╭─ Dataset excerpt

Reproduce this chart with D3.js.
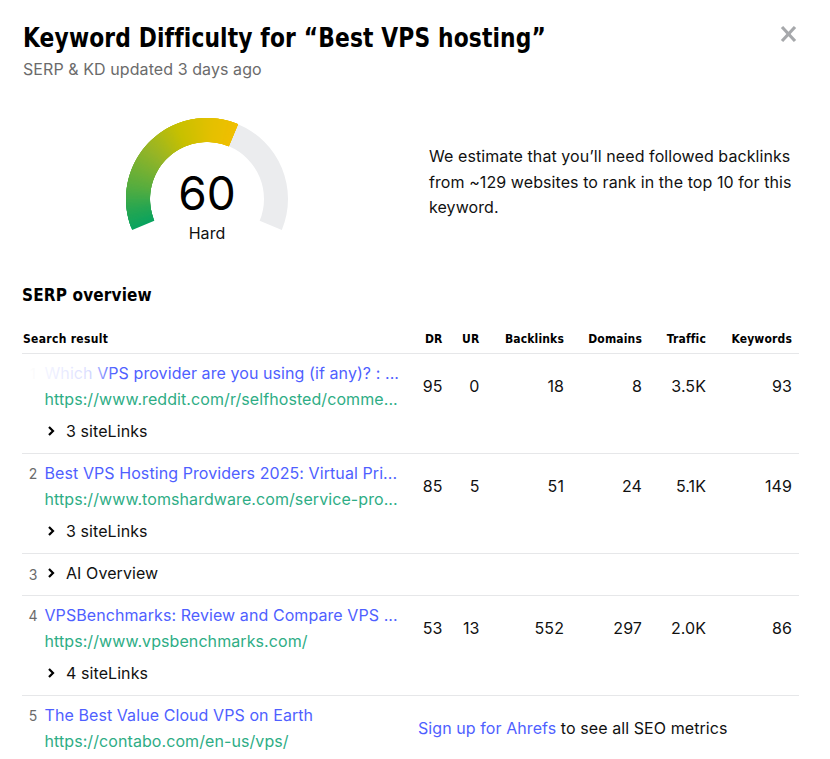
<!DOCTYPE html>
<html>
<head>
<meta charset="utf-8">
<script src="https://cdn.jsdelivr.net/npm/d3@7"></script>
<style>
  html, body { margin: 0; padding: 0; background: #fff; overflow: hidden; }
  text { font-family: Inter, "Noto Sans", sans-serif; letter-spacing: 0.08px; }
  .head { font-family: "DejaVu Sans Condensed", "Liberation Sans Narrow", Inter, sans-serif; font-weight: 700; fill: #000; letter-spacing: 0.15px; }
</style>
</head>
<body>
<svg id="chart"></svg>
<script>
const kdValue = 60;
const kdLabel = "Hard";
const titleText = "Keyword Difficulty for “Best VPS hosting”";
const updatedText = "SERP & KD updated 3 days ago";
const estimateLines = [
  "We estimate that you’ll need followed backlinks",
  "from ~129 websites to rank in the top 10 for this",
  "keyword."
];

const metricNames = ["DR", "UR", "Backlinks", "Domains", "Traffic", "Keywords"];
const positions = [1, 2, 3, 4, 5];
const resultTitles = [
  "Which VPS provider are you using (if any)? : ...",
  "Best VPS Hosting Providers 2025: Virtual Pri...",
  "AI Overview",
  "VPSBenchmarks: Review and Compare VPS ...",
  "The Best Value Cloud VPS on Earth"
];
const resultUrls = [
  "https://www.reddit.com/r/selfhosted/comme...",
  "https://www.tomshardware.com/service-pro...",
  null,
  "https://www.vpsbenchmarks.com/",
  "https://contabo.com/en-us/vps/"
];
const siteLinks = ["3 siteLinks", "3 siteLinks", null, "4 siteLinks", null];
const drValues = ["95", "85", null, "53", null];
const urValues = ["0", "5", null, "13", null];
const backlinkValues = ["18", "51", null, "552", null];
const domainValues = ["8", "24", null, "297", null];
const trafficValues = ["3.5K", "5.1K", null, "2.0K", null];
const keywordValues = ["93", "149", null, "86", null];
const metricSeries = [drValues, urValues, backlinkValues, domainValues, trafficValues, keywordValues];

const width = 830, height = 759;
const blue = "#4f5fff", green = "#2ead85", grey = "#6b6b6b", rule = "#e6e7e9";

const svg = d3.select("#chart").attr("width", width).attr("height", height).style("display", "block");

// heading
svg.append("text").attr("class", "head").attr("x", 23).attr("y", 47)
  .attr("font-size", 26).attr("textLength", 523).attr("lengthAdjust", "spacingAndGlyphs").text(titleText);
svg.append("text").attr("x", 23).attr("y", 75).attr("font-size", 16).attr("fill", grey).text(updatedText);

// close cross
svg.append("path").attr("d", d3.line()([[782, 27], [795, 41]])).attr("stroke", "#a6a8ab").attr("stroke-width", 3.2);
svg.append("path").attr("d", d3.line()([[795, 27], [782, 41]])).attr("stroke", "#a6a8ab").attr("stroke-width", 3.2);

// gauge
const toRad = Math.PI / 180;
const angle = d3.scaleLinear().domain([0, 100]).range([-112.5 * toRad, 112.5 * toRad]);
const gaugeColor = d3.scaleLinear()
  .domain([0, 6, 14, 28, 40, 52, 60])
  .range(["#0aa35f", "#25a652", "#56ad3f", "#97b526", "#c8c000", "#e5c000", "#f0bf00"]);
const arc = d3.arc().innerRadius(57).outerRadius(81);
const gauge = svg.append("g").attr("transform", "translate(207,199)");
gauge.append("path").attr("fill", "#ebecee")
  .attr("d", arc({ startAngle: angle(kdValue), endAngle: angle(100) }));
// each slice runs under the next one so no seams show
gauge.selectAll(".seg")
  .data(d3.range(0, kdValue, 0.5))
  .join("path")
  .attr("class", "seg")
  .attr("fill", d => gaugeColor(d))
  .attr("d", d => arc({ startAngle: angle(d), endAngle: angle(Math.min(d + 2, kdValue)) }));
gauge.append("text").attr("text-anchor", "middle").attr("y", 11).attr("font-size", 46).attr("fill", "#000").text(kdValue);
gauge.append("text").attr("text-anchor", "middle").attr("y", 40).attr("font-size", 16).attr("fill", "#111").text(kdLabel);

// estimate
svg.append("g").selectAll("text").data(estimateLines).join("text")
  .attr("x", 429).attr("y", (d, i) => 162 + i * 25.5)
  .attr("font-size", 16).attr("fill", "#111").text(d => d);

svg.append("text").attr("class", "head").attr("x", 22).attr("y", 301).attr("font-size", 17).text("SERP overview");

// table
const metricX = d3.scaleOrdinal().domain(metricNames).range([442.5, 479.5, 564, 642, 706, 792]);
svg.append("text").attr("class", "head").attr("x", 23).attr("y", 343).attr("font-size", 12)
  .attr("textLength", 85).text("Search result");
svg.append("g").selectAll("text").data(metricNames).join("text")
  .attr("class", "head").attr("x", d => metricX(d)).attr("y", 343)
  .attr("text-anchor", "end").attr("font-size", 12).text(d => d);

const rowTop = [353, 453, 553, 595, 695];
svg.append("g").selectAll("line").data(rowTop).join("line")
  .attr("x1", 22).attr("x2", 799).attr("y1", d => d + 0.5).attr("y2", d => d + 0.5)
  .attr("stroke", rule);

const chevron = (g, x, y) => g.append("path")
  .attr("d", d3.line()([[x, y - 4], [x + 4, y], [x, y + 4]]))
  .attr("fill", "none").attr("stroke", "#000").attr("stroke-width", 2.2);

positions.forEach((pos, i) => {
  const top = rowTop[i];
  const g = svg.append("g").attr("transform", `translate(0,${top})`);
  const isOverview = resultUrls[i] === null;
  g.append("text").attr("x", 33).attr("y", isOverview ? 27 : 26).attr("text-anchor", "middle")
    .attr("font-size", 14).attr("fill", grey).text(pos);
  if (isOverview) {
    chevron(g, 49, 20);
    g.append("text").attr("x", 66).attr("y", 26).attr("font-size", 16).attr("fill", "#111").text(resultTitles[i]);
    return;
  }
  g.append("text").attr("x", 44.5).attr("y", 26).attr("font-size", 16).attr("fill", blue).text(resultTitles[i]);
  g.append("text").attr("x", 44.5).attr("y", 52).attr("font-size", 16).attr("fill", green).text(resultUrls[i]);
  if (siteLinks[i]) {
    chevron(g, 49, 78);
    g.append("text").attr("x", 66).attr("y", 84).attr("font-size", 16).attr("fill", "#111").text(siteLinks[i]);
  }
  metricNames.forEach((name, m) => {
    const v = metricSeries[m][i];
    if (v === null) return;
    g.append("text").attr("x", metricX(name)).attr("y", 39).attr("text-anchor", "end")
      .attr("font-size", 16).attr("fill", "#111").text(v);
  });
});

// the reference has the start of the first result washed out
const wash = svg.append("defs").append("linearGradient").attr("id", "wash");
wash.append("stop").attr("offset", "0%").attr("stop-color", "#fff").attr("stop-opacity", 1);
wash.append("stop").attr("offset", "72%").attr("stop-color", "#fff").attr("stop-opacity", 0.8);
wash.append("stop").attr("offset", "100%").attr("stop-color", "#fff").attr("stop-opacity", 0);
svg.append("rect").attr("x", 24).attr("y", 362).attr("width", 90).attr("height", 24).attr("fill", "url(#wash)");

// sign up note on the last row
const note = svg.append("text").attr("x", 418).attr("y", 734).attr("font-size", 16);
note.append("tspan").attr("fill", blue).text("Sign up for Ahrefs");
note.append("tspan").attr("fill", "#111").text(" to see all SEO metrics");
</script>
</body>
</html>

╰─

### Instruction
Transcribe the material exactly, and leave out whatever pictures it holds.

### In response
Reproduce this chart with D3.js.
<!DOCTYPE html>
<html>
<head>
<meta charset="utf-8">
<script src="https://cdn.jsdelivr.net/npm/d3@7"></script>
<style>
  html, body { margin: 0; padding: 0; background: #fff; overflow: hidden; }
  text { font-family: Inter, "Noto Sans", sans-serif; letter-spacing: 0.08px; }
  .head { font-family: "DejaVu Sans Condensed", "Liberation Sans Narrow", Inter, sans-serif; font-weight: 700; fill: #000; letter-spacing: 0.15px; }
</style>
</head>
<body>
<svg id="chart"></svg>
<script>
const kdValue = 60;
const kdLabel = "Hard";
const titleText = "Keyword Difficulty for “Best VPS hosting”";
const updatedText = "SERP & KD updated 3 days ago";
const estimateLines = [
  "We estimate that you’ll need followed backlinks",
  "from ~129 websites to rank in the top 10 for this",
  "keyword."
];

const metricNames = ["DR", "UR", "Backlinks", "Domains", "Traffic", "Keywords"];
const positions = [1, 2, 3, 4, 5];
const resultTitles = [
  "Which VPS provider are you using (if any)? : ...",
  "Best VPS Hosting Providers 2025: Virtual Pri...",
  "AI Overview",
  "VPSBenchmarks: Review and Compare VPS ...",
  "The Best Value Cloud VPS on Earth"
];
const resultUrls = [
  "https://www.reddit.com/r/selfhosted/comme...",
  "https://www.tomshardware.com/service-pro...",
  null,
  "https://www.vpsbenchmarks.com/",
  "https://contabo.com/en-us/vps/"
];
const siteLinks = ["3 siteLinks", "3 siteLinks", null, "4 siteLinks", null];
const drValues = ["95", "85", null, "53", null];
const urValues = ["0", "5", null, "13", null];
const backlinkValues = ["18", "51", null, "552", null];
const domainValues = ["8", "24", null, "297", null];
const trafficValues = ["3.5K", "5.1K", null, "2.0K", null];
const keywordValues = ["93", "149", null, "86", null];
const metricSeries = [drValues, urValues, backlinkValues, domainValues, trafficValues, keywordValues];

const width = 830, height = 759;
const blue = "#4f5fff", green = "#2ead85", grey = "#6b6b6b", rule = "#e6e7e9";

const svg = d3.select("#chart").attr("width", width).attr("height", height).style("display", "block");

// heading
svg.append("text").attr("class", "head").attr("x", 23).attr("y", 47)
  .attr("font-size", 26).attr("textLength", 523).attr("lengthAdjust", "spacingAndGlyphs").text(titleText);
svg.append("text").attr("x", 23).attr("y", 75).attr("font-size", 16).attr("fill", grey).text(updatedText);

// close cross
svg.append("path").attr("d", d3.line()([[782, 27], [795, 41]])).attr("stroke", "#a6a8ab").attr("stroke-width", 3.2);
svg.append("path").attr("d", d3.line()([[795, 27], [782, 41]])).attr("stroke", "#a6a8ab").attr("stroke-width", 3.2);

// gauge
const toRad = Math.PI / 180;
const angle = d3.scaleLinear().domain([0, 100]).range([-112.5 * toRad, 112.5 * toRad]);
const gaugeColor = d3.scaleLinear()
  .domain([0, 6, 14, 28, 40, 52, 60])
  .range(["#0aa35f", "#25a652", "#56ad3f", "#97b526", "#c8c000", "#e5c000", "#f0bf00"]);
const arc = d3.arc().innerRadius(57).outerRadius(81);
const gauge = svg.append("g").attr("transform", "translate(207,199)");
gauge.append("path").attr("fill", "#ebecee")
  .attr("d", arc({ startAngle: angle(kdValue), endAngle: angle(100) }));
// each slice runs under the next one so no seams show
gauge.selectAll(".seg")
  .data(d3.range(0, kdValue, 0.5))
  .join("path")
  .attr("class", "seg")
  .attr("fill", d => gaugeColor(d))
  .attr("d", d => arc({ startAngle: angle(d), endAngle: angle(Math.min(d + 2, kdValue)) }));
gauge.append("text").attr("text-anchor", "middle").attr("y", 11).attr("font-size", 46).attr("fill", "#000").text(kdValue);
gauge.append("text").attr("text-anchor", "middle").attr("y", 40).attr("font-size", 16).attr("fill", "#111").text(kdLabel);

// estimate
svg.append("g").selectAll("text").data(estimateLines).join("text")
  .attr("x", 429).attr("y", (d, i) => 162 + i * 25.5)
  .attr("font-size", 16).attr("fill", "#111").text(d => d);

svg.append("text").attr("class", "head").attr("x", 22).attr("y", 301).attr("font-size", 17).text("SERP overview");

// table
const metricX = d3.scaleOrdinal().domain(metricNames).range([442.5, 479.5, 564, 642, 706, 792]);
svg.append("text").attr("class", "head").attr("x", 23).attr("y", 343).attr("font-size", 12)
  .attr("textLength", 85).text("Search result");
svg.append("g").selectAll("text").data(metricNames).join("text")
  .attr("class", "head").attr("x", d => metricX(d)).attr("y", 343)
  .attr("text-anchor", "end").attr("font-size", 12).text(d => d);

const rowTop = [353, 453, 553, 595, 695];
svg.append("g").selectAll("line").data(rowTop).join("line")
  .attr("x1", 22).attr("x2", 799).attr("y1", d => d + 0.5).attr("y2", d => d + 0.5)
  .attr("stroke", rule);

const chevron = (g, x, y) => g.append("path")
  .attr("d", d3.line()([[x, y - 4], [x + 4, y], [x, y + 4]]))
  .attr("fill", "none").attr("stroke", "#000").attr("stroke-width", 2.2);

positions.forEach((pos, i) => {
  const top = rowTop[i];
  const g = svg.append("g").attr("transform", `translate(0,${top})`);
  const isOverview = resultUrls[i] === null;
  g.append("text").attr("x", 33).attr("y", isOverview ? 27 : 26).attr("text-anchor", "middle")
    .attr("font-size", 14).attr("fill", grey).text(pos);
  if (isOverview) {
    chevron(g, 49, 20);
    g.append("text").attr("x", 66).attr("y", 26).attr("font-size", 16).attr("fill", "#111").text(resultTitles[i]);
    return;
  }
  g.append("text").attr("x", 44.5).attr("y", 26).attr("font-size", 16).attr("fill", blue).text(resultTitles[i]);
  g.append("text").attr("x", 44.5).attr("y", 52).attr("font-size", 16).attr("fill", green).text(resultUrls[i]);
  if (siteLinks[i]) {
    chevron(g, 49, 78);
    g.append("text").attr("x", 66).attr("y", 84).attr("font-size", 16).attr("fill", "#111").text(siteLinks[i]);
  }
  metricNames.forEach((name, m) => {
    const v = metricSeries[m][i];
    if (v === null) return;
    g.append("text").attr("x", metricX(name)).attr("y", 39).attr("text-anchor", "end")
      .attr("font-size", 16).attr("fill", "#111").text(v);
  });
});

// the reference has the start of the first result washed out
const wash = svg.append("defs").append("linearGradient").attr("id", "wash");
wash.append("stop").attr("offset", "0%").attr("stop-color", "#fff").attr("stop-opacity", 1);
wash.append("stop").attr("offset", "72%").attr("stop-color", "#fff").attr("stop-opacity", 0.8);
wash.append("stop").attr("offset", "100%").attr("stop-color", "#fff").attr("stop-opacity", 0);
svg.append("rect").attr("x", 24).attr("y", 362).attr("width", 90).attr("height", 24).attr("fill", "url(#wash)");

// sign up note on the last row
const note = svg.append("text").attr("x", 418).attr("y", 734).attr("font-size", 16);
note.append("tspan").attr("fill", blue).text("Sign up for Ahrefs");
note.append("tspan").attr("fill", "#111").text(" to see all SEO metrics");
</script>
</body>
</html>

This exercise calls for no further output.